Child migrants 'used for perverted desires' in orphanage
A former child migrant has described the Australian orphanage he was sent to as "a concentration camp".
A statement by John Francis Hanley was read to the Independent Inquiry into Child Sexual Abuse (IICSA).
Mr Hanley was migrated to Australia aged six and placed in the Castledare Orphanage near Perth, run by Roman Catholic order the Christian Brothers.
The children were "beaten, abused and used for the Brothers' perverted desires," the inquiry heard.
Mr Hanley, who was born in 1947, described being sexually abused by two Christian Brothers, both in his bed and in their rooms.
Another man - who he said "was part of the Christian Brothers paedophile ring" - collected boys from the home and abused them elsewhere, the inquiry heard.
Mr Hanley was one of thousands of children moved from the UK to Australia after World War Two.
He said the Christian Brothers withheld his real name, which prevented him tracing his real family later in life.
"I believe it was part of the cover-up to ensure my mother could never find me," he said.
Many years later, when he accessed a Catholic Church document containing his mother's name, he said he discovered that "I'd had a mother all along and I'd been lied to all my life".
He had been deprived "of my family, my identity, my culture and even my own name".
"What kind of country would do that to its own little children," he asked the panel.
Former child migrant Michael O'Donoghue gave evidence in person to the inquiry.
He was sent to Australia in 1953 and said that Christian Brothers at the Clontarf home had made children kill stray cats.

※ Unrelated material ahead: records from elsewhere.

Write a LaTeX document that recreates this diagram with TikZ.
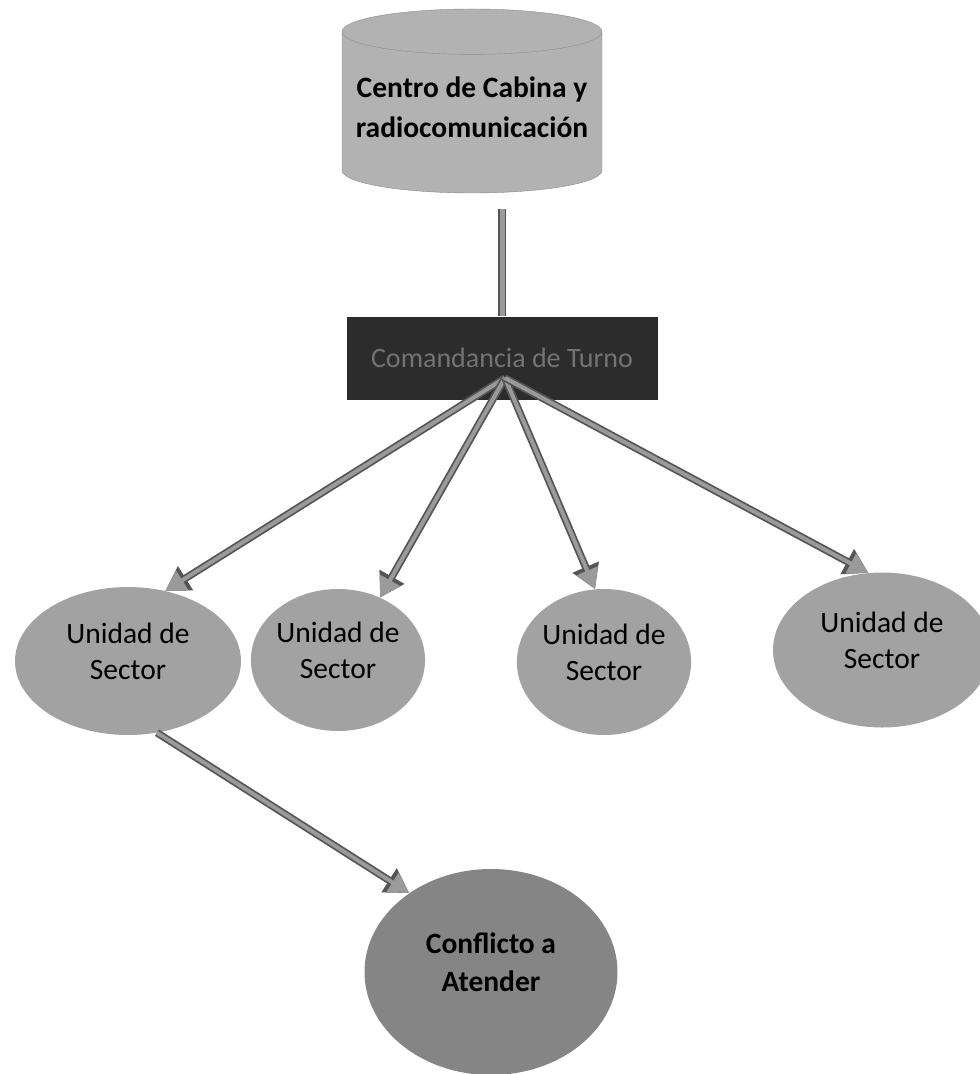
\documentclass[tikz,border=0pt]{standalone}
\usepackage{fontspec}
\setmainfont{Carlito}
\usetikzlibrary{shapes.geometric,arrows.meta,calc}

\definecolor{cabgray}{HTML}{B2B2B2}
\definecolor{secgray}{HTML}{A2A2A2}
\definecolor{confgray}{HTML}{858585}
\definecolor{boxdark}{HTML}{2C2C2C}
\definecolor{linkgray}{HTML}{9A9A9A}
\definecolor{linkedge}{HTML}{555555}

\tikzstyle{sector}=[ellipse, fill=secgray, inner sep=0pt, align=center,
  text depth=20pt, font=\fontsize{29.5}{36}\selectfont]
\tikzstyle{link}=[line width=4pt, linkgray,
  -{Triangle[width=22pt,length=20pt,fill=linkgray]},
  preaction={draw, linkedge, line width=7.5pt,
    -{Triangle[width=27pt,length=24pt,fill=linkedge]}}]

\begin{document}
\begin{tikzpicture}[x=1pt, y=-1pt]
    \useasboundingbox (0,0) rectangle (980,1074);

    \path (472,115) node[cylinder, shape border rotate=90, aspect=0.19,
        minimum height=184pt, minimum width=260pt, fill=cabgray,
        draw=black!45, thin, align=center, text depth=16pt,
        font=\fontsize{29.5}{40}\selectfont\bfseries]
        (cabina) {Centro de Cabina y\\radiocomunicación};

    \path (502,358) node[rectangle, fill=boxdark, minimum width=311pt,
        minimum height=83pt, text=black!55, font=\fontsize{28}{34}\selectfont]
        (turno) {Comandancia de Turno};

    \coordinate (hub) at (505,378);

    \foreach \x/\y/\w/\h [count=\i] in {128/661/226/148, 338/660/166/142,
        604/662/173/146, 882/650/218/155}
    {
      \path (\x,\y) node[sector, minimum width=\w pt, minimum height=\h pt]
        (s\i) {Unidad de\\Sector};
    }

    \path (491,972) node[ellipse, fill=confgray, minimum width=253pt,
        minimum height=206pt, inner sep=0pt, align=center, text depth=20pt,
        font=\fontsize{29.5}{38}\selectfont\bfseries]
        (conflicto) {Conflicto a\\Atender};

    \coordinate (enlace) at ($(cabina.south -| turno.north)+(0,16)$);
    \draw[line width=8pt, linkedge] (enlace) -- (turno.north);
    \draw[line width=5pt, linkgray] (enlace) -- (turno.north);

    \draw[link] (hub) -- (s1.62);
    \draw[link] (hub) -- (s2.56);
    \draw[link] (hub) -- (s3.97);
    \draw[link] (hub) -- (s4.100);
    \draw[link] (s1.-68) -- (conflicto.136);
  \end{tikzpicture}
\end{document}
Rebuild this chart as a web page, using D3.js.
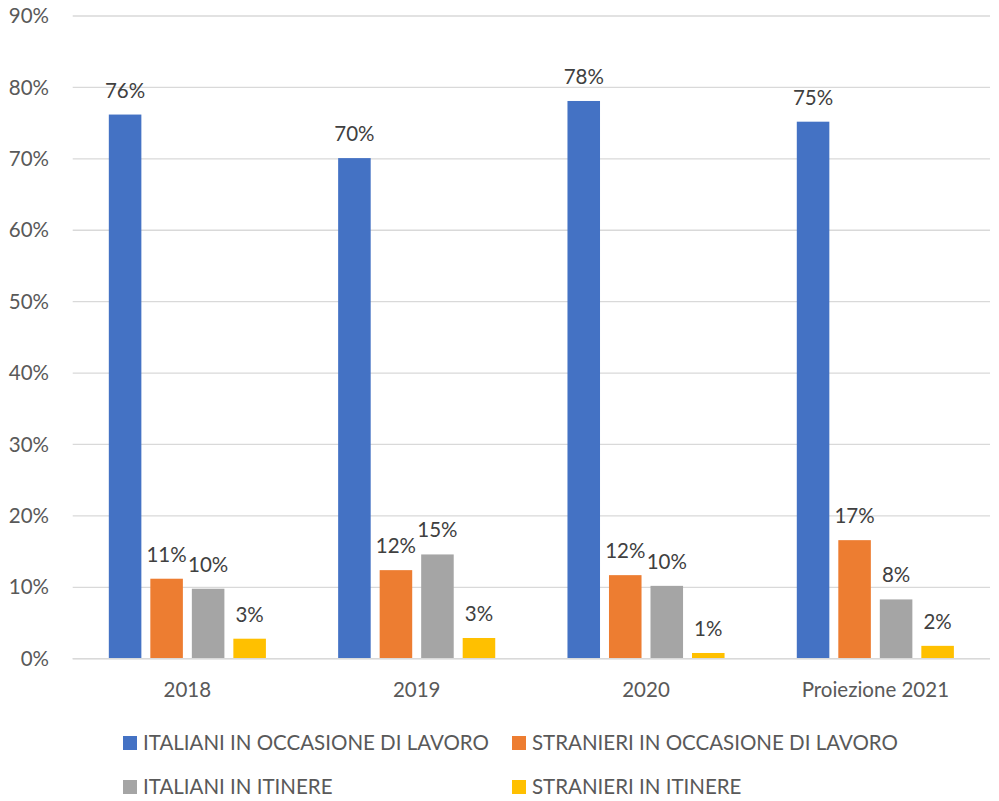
<!DOCTYPE html>
<html><head><meta charset="utf-8">
<script src="https://cdn.jsdelivr.net/npm/d3@7"></script>
<style>body{margin:0;background:#fff}svg{display:block}text{font-family:Lato,"Open Sans",sans-serif}</style>
</head><body><div id="chart"></div>
<script>
const categories = ["2018","2019","2020","Proiezione 2021"];
const seriesNames = ["ITALIANI IN OCCASIONE DI LAVORO","STRANIERI IN OCCASIONE DI LAVORO","ITALIANI IN ITINERE","STRANIERI IN ITINERE"];
const seriesColors = ["#4472C4","#ED7D31","#A5A5A5","#FFC000"];
const italianiLavoro = [76.2, 70.1, 78.1, 75.2];
const stranieriLavoro = [11.2, 12.4, 11.7, 16.6];
const italianiItinere = [9.8, 14.6, 10.2, 8.3];
const stranieriItinere = [2.8, 2.9, 0.8, 1.8];
const yTicks = [0,10,20,30,40,50,60,70,80,90];

const seriesValues = [italianiLavoro, stranieriLavoro, italianiItinere, stranieriItinere];
const W = 999, H = 801;
const FS = 20.5;
const svg = d3.select("#chart").append("svg").attr("width", W).attr("height", H);

const left = 72.7, right = 990;
const y = d3.scaleLinear().domain([0, 90]).range([658.7, 16]);
const x0 = d3.scaleBand().domain(categories).range([left, right]).padding(0);
const x1 = d3.scaleBand().domain(d3.range(4)).range([0, x0.bandwidth()]).paddingInner(0.216).paddingOuter(0.87);

// gridlines
svg.append("g").selectAll("line").data(yTicks).join("line")
  .attr("x1", left).attr("x2", right)
  .attr("y1", d => y(d)).attr("y2", d => y(d))
  .attr("stroke", "#d9d9d9").attr("stroke-width", 1.3);

// y labels
svg.append("g").selectAll("text").data(yTicks).join("text")
  .attr("x", 49).attr("y", d => y(d)).attr("dy", "0.35em")
  .attr("text-anchor", "end").attr("font-size", FS).attr("fill", "#595959")
  .text(d => d + "%");

// bars
const groups = svg.append("g").selectAll("g").data(categories).join("g")
  .attr("transform", c => `translate(${x0(c)},0)`);
groups.each(function(c, ci) {
  const g = d3.select(this);
  const vals = seriesValues.map((s, si) => ({si, v: s[ci]}));
  g.selectAll("rect").data(vals).join("rect")
    .attr("x", d => x1(d.si)).attr("width", x1.bandwidth())
    .attr("y", d => y(d.v)).attr("height", d => y(0) - y(d.v))
    .attr("fill", d => seriesColors[d.si]);
  g.selectAll("text").data(vals).join("text")
    .attr("x", d => x1(d.si) + x1.bandwidth() / 2)
    .attr("y", d => y(d.v) - 17)
    .attr("text-anchor", "middle").attr("font-size", FS).attr("fill", "#404040")
    .text(d => Math.round(d.v) + "%");
});

// baseline
svg.append("line").attr("x1", left).attr("x2", right).attr("y1", y(0)).attr("y2", y(0))
  .attr("stroke", "#d9d9d9").attr("stroke-width", 1.5);

// category labels
svg.append("g").selectAll("text").data(categories).join("text")
  .attr("x", c => x0(c) + x0.bandwidth() / 2).attr("y", 697)
  .attr("text-anchor", "middle").attr("font-size", FS).attr("fill", "#595959")
  .text(c => c);

// legend
const legendPos = [[123, 743], [512, 743], [123, 787], [512, 787]];
const lg = svg.append("g").selectAll("g").data(seriesNames).join("g")
  .attr("transform", (d, i) => `translate(${legendPos[i][0]},${legendPos[i][1]})`);
lg.append("rect").attr("x", 0).attr("y", -7).attr("width", 14).attr("height", 14)
  .attr("fill", (d, i) => seriesColors[i]);
lg.append("text").attr("x", 20).attr("y", 0).attr("dy", "0.35em")
  .attr("font-size", FS).attr("fill", "#595959").text(d => d);
</script></body></html>
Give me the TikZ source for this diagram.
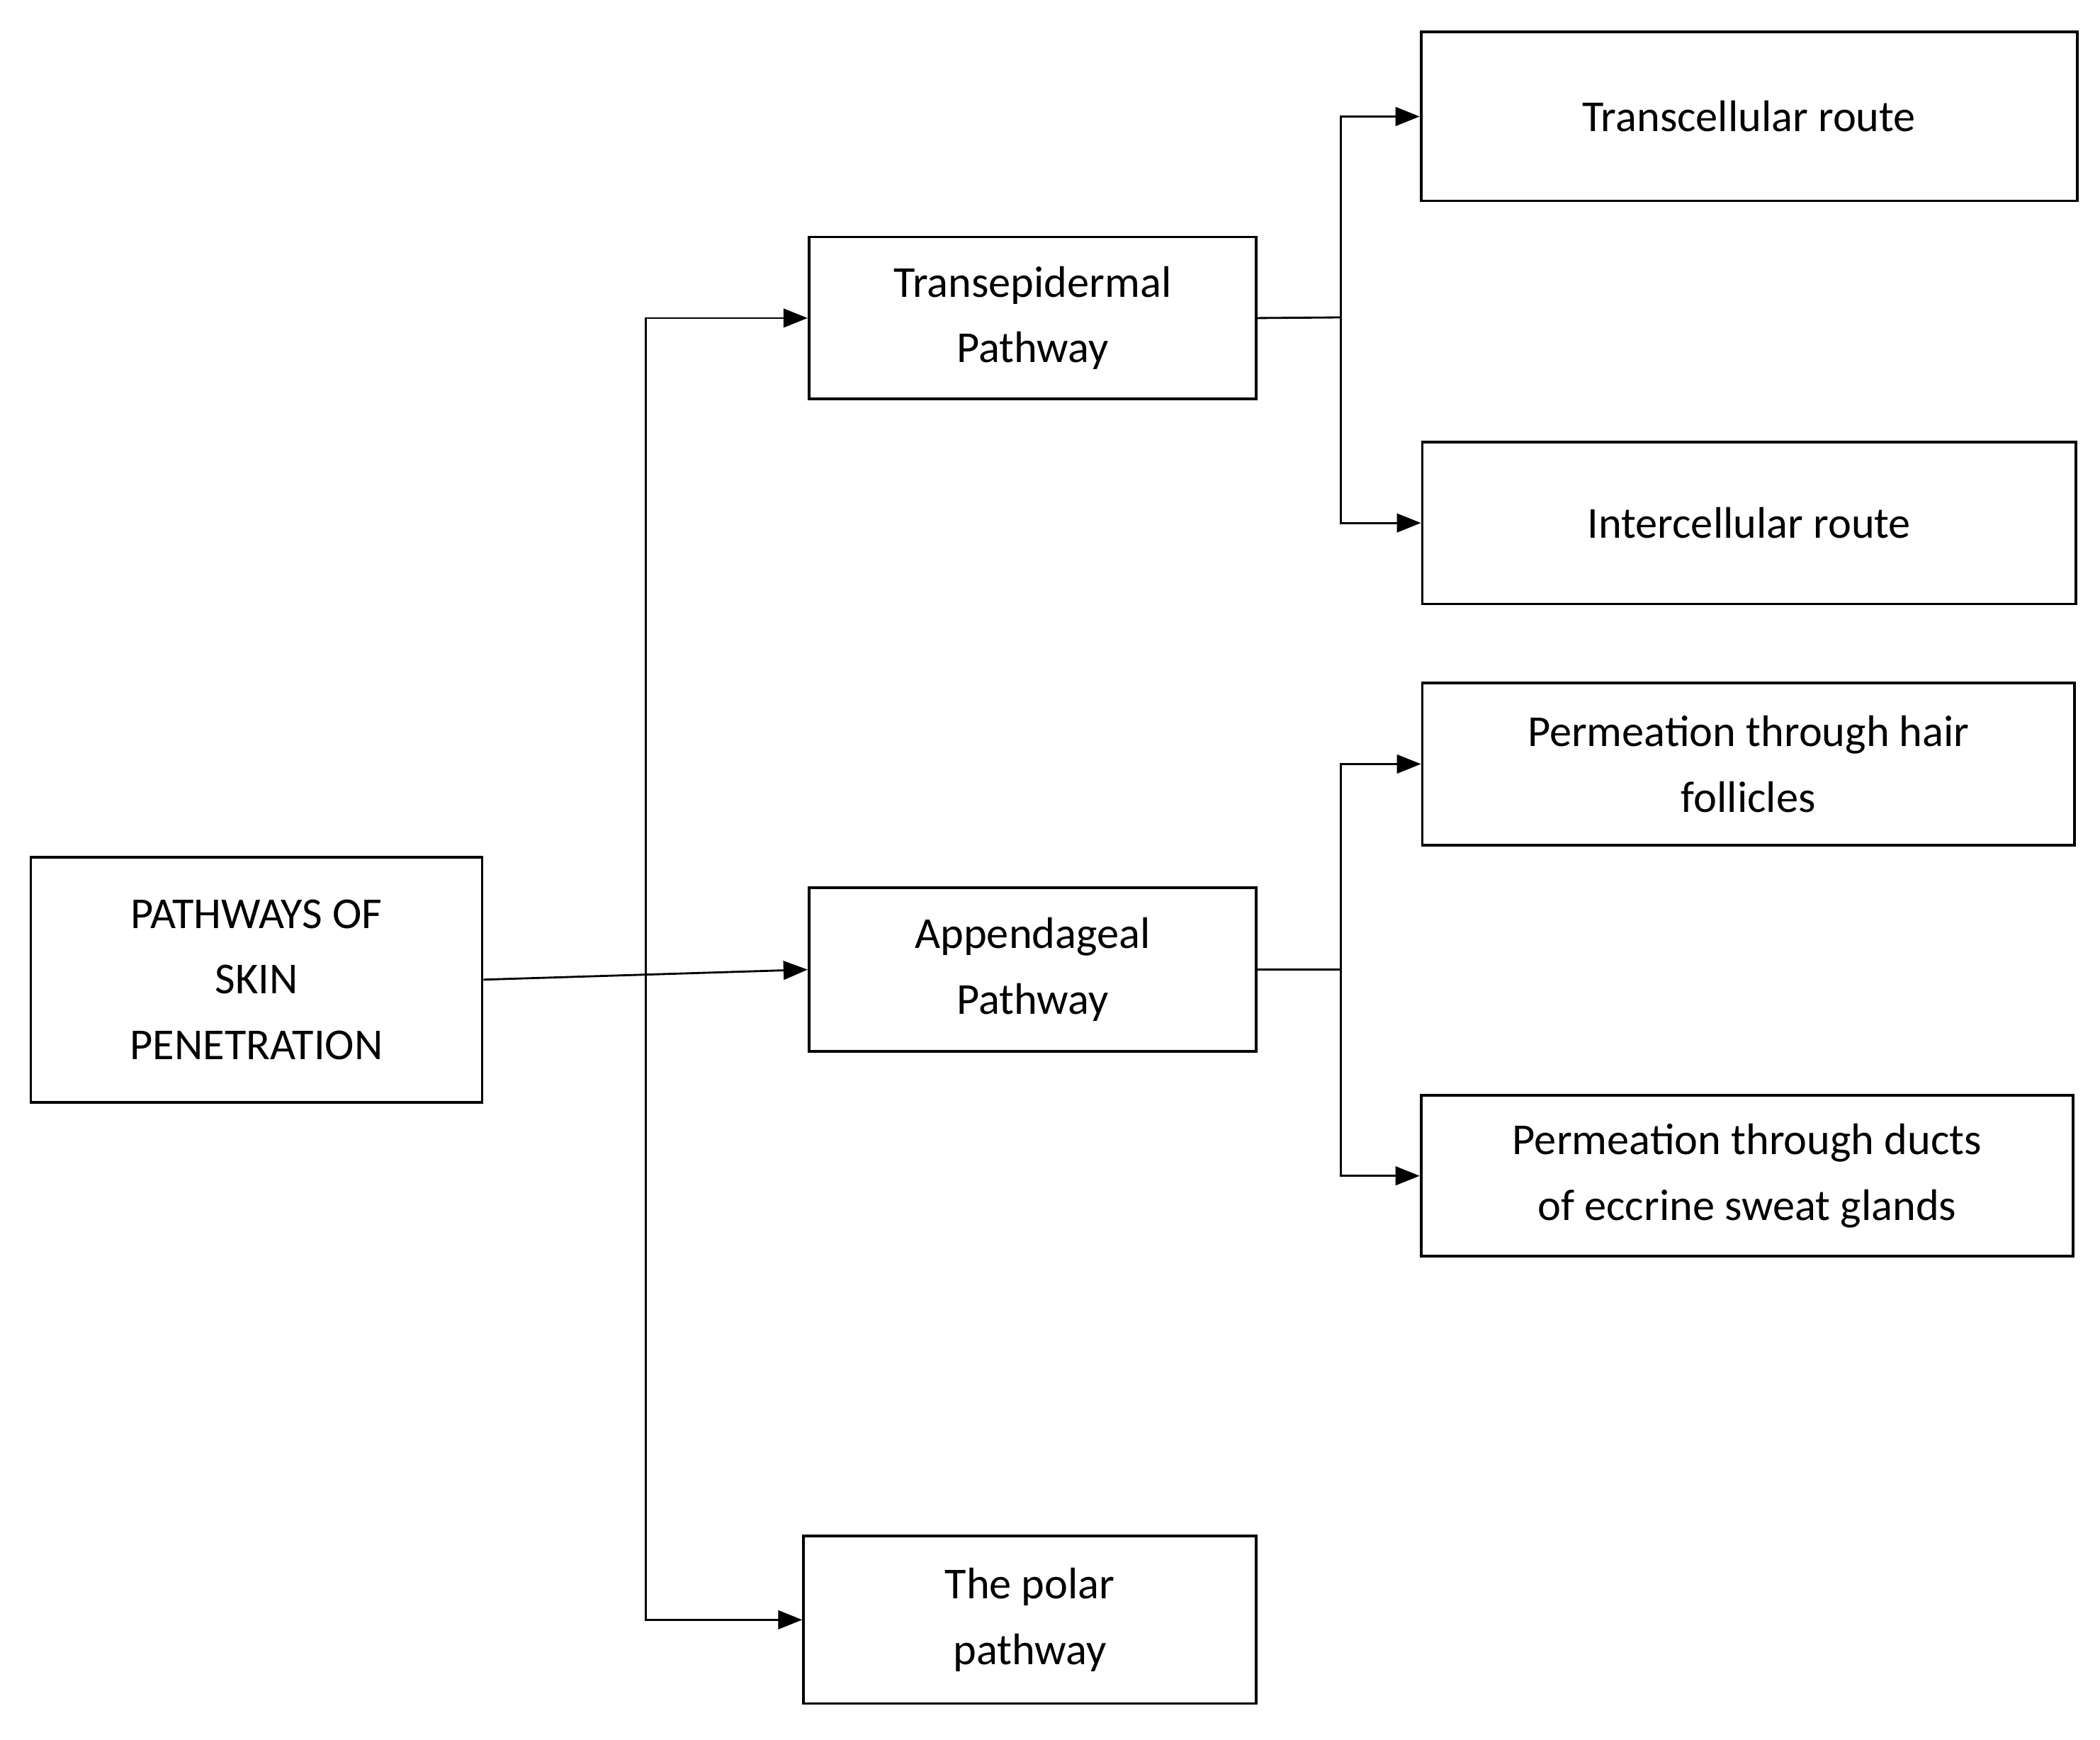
\documentclass[tikz,border=0pt]{standalone}
\usepackage{fontspec}
\setmainfont{Carlito}
\usetikzlibrary{arrows.meta}
\begin{document}
\begin{tikzpicture}[x=0.5pt,y=-0.5pt,
  box/.style={draw,line width=1pt,align=center,inner sep=0pt,font=\fontsize{16.5}{24.5}\selectfont},
  arr/.style={line width=0.75pt,-{Triangle[length=9pt,width=7pt]}},
  ln/.style={line width=0.75pt}]
\useasboundingbox (0,0) rectangle (1568,1299);
\newcommand\bx[6]{\node[box,minimum width=#4*0.5pt-#2*0.5pt,minimum height=#5*0.5pt-#3*0.5pt] (#1) at ({(#2+#4)/2},{(#3+#5)/2}) {#6};}
\bx{root}{23}{640}{360}{823}{PATHWAYS OF\\SKIN\\PENETRATION}
\bx{te}{604}{177}{938}{298}{Transepidermal\\Pathway}
\bx{ap}{604}{663}{938}{785}{Appendageal\\Pathway}
\bx{po}{600}{1147}{938}{1272}{The polar\\pathway}
\bx{tc}{1061}{24}{1551}{150}{Transcellular route}
\bx{ic}{1062}{330}{1550}{451}{Intercellular route}
\bx{hf}{1062}{510}{1549}{631}{Permeation through hair\\follicles}
\bx{du}{1061}{818}{1548}{938}{Permeation through ducts\\of eccrine sweat glands}
\coordinate (j) at (482,723);
\coordinate (k) at (1001,237);
\coordinate (m) at (1001,724);
\draw[arr] (root.east) -- (ap.west);
\draw[arr] (j) |- (te.west);
\draw[arr] (j) |- (po.west);
\draw[ln] (te.east) -- (k);
\draw[arr] (k) |- (tc.west);
\draw[arr] (k) |- (ic.west);
\draw[ln] (ap.east) -- (m);
\draw[arr] (m) |- (hf.west);
\draw[arr] (m) |- (du.west);
\end{tikzpicture}
\end{document}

Some cats had been burned alive and even roasted over camp fires, he told the panel.
Mr O'Donoghue described being raped by two members of the order - Brother Murphy and Brother Angus - but said he had been too scared to report what was happening for fear of being beaten.
Describing the sexual abuse, he said he still blamed himself "in a sense" even though he knew he should not.
"It was disgusting then and I still think it's disgusting," he said.
Another former child migrant described to the inquiry the abuse she suffered at Goodwood Orphanage near Adelaide.
The anonymous witness - who was sent to Australia in 1949 - said "she was beaten into submission" by the time she left the home.
She gave evidence that during her time at the orphanage, the institution was visited by the then Archbishop of Adelaide Matthew Beovitch.
A group of the British girls "got together" and decided to tell him about the beatings.
The inquiry heard that when he asked whether they were happy, they said "mother superior beats us all the time with her strap".
The archbishop demanded the strap, asked the nun to promise she would not hit the girls and then asked: "Are you happy now children?"
But after telling the archbishop, the girls were "thrashed" with a wooden chair leg by the mother superior. The witness said she was unable to sit down for a week after the incident.
The witness also described being sexually abused by a man in the cabin of the ship that was transporting her to Australia.
The captain of the vessel took the girl through its decks looking for the man, who she identified.
The inquiry was shown a letter from the Orient Steam Navigation Company regarding the sexual assault on the child migrant ship.
The letter described the incident as "unpleasantness" and said that no physical harm was done.
"What a shocking lie. That's a terrible lie," said the witness.
A key area of the inquiry will be what the institutions involved in child migration knew about the mistreatment of the children they were responsible for the care of.
This week, the inquiry has heard harrowing evidence of sexual and physical abuse, none of which was reported to the police.
The inquiry will be given further evidence about what action was taken.